Work/Life Balance

When looking back to the pre-Corona and pre-lockdown days, do you spot a feeling that ‘something’ needed to change? We were rushing around on automatic pilot, constantly working, and then it all changed in March 2020.

We were forced to stay in our houses, we were forced to work from home. Leadership and politics aside the family had no choice but to get stronger, you probably saved a few pounds because of not having to travel to and from work, and you probably didn’t use your car as much as you did pre-lockdown.

So we were forced to create this life balance whether we wanted it or not. It evolved.

I know conversations in my house each morning resembled:

‘Hurry up and get out of the shower”

“Have you got petrol for your car?”

“Have you got money for your Oystercard?”

“If you don’t leave now you’ll miss the train?”

“What would you like for dinner tonight?”

“Have a good day see you later”.

During lockdown there was a huge shift in those conversations and talking went way beyond travel and food.

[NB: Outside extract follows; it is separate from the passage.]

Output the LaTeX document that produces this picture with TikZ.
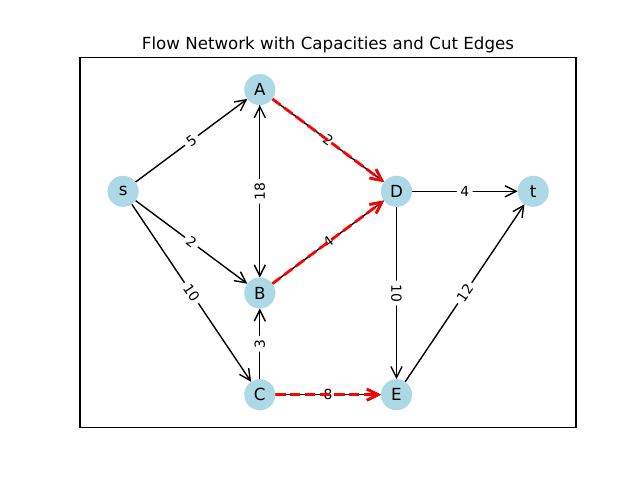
\documentclass[tikz,border=0pt]{standalone}
\usepackage{fontspec}
\setmainfont{DejaVu Sans}
\usetikzlibrary{arrows.meta,calc}
\definecolor{lightblue}{RGB}{173,216,230}
\definecolor{cutred}{RGB}{255,0,0}
\begin{document}
\begin{tikzpicture}[x=0.72pt,y=-0.72pt,
  vertex/.style={circle,fill=lightblue,minimum size=22.4pt,inner sep=0pt,outer sep=0pt,font=\fontsize{12}{14}\selectfont},
  edge/.style={line width=1pt,black,-{Straight Barb[length=8pt,width=8pt,line width=1pt]}},
  cutedge/.style={line width=2pt,cutred,dash pattern=on 7.4pt off 3.2pt,-{Straight Barb[length=8pt,width=8pt,line width=2pt]}},
  elabel/.style={fill=white,rounded corners=2pt,inner sep=2.5pt,font=\fontsize{10}{12}\selectfont},
  titletext/.style={font=\fontsize{12}{14}\selectfont,anchor=base}]
\useasboundingbox (0,0) rectangle (640,480);
\draw[line width=0.8pt] (80,57.6) rectangle (576,427.2);
\node[titletext] (title) at (328,49.3) {Flow Network with Capacities and Cut Edges};
% node coordinates
\coordinate (ps) at (123.1,191.3);
\coordinate (pA) at (259.8,89.6);
\coordinate (pD) at (396.5,191.3);
\coordinate (pt) at (533.2,191.3);
\coordinate (pB) at (259.8,293.0);
\coordinate (pC) at (259.8,394.7);
\coordinate (pE) at (396.5,394.7);
% phantom nodes for edge routing
\begin{scope}
\node[vertex,fill=none] (s) at (ps) {};
\node[vertex,fill=none] (A) at (pA) {};
\node[vertex,fill=none] (D) at (pD) {};
\node[vertex,fill=none] (t) at (pt) {};
\node[vertex,fill=none] (B) at (pB) {};
\node[vertex,fill=none] (C) at (pC) {};
\node[vertex,fill=none] (E) at (pE) {};
\end{scope}
% black edges
\draw[edge] (s) -- (A);
\draw[edge] (s) -- (B);
\draw[edge] (s) -- (C);
\draw[edge] (A) -- (D);
\draw[edge] (A) -- (B);
\draw[edge] (B) -- (A);
\draw[edge] (B) -- (D);
\draw[edge] (C) -- (B);
\draw[edge] (C) -- (E);
\draw[edge] (D) -- (t);
\draw[edge] (D) -- (E);
\draw[edge] (E) -- (t);
% labels
\node[elabel,rotate=36.65] (l1) at ($(ps)!0.5!(pA)$) {5};
\node[elabel,rotate=-36.65] (l2) at ($(ps)!0.5!(pB)$) {2};
\node[elabel,rotate=-56.1] (l3) at ($(ps)!0.5!(pC)$) {10};
\node[elabel,rotate=-36.65] (l4) at ($(pA)!0.5!(pD)$) {2};
\node[elabel,rotate=90] (l5) at ($(pA)!0.5!(pB)$) {18};
\node[elabel,rotate=36.65] (l6) at ($(pB)!0.5!(pD)$) {4};
\node[elabel,rotate=90] (l7) at ($(pC)!0.5!(pB)$) {3};
\node[elabel] (l8) at ($(pC)!0.5!(pE)$) {8};
\node[elabel] (l9) at ($(pD)!0.5!(pt)$) {4};
\node[elabel,rotate=-90] (l10) at ($(pD)!0.5!(pE)$) {10};
\node[elabel,rotate=56.1] (l11) at ($(pE)!0.5!(pt)$) {12};
% cut edges
\draw[cutedge] (A) -- (D);
\draw[cutedge] (B) -- (D);
\draw[cutedge] (C) -- (E);
% nodes
\node[vertex] (ns) at (ps) {s};
\node[vertex] (nA) at (pA) {A};
\node[vertex] (nD) at (pD) {D};
\node[vertex] (nt) at (pt) {t};
\node[vertex] (nB) at (pB) {B};
\node[vertex] (nC) at (pC) {C};
\node[vertex] (nE) at (pE) {E};
\end{tikzpicture}
\end{document}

My babies and I talked about work and how they felt about work, college and whether continuing with a performing arts degree was worth the struggle if support for the arts was zero! And these were deep conversations, not just skating over the top but getting into real feelings. Feelings of anxiousness, fear and in some cases depression. How were these feelings being dealt with before? How were these emotions being manifested whilst being on automatic pilot?

As lockdown started to ease I started going out on daily outings, exploring wine bars, restaurants, and hotels further out of London and not just automatically morphing towards venues in Central London because that’s where I was working.

I’d never been to Crazy Bear in Beaconsfield, would never have thought of just booking myself into a Crowne Plaza to spend a long weekend, the thought of just driving up the A40/M40 to appreciate green and nature never crossed my mind, and I even changed the location of my daily walk a few times (Northala Fields in Ealing) and gave myself time to think and plan my day.

Getting a life balance gives you the opportunity to count your blessings and appreciate what you have as opposed to what you want – and may not need. The balance also turns the lightbulb on in your system and shows you the benefits of slowing down and creating balance for both your physical and mental health.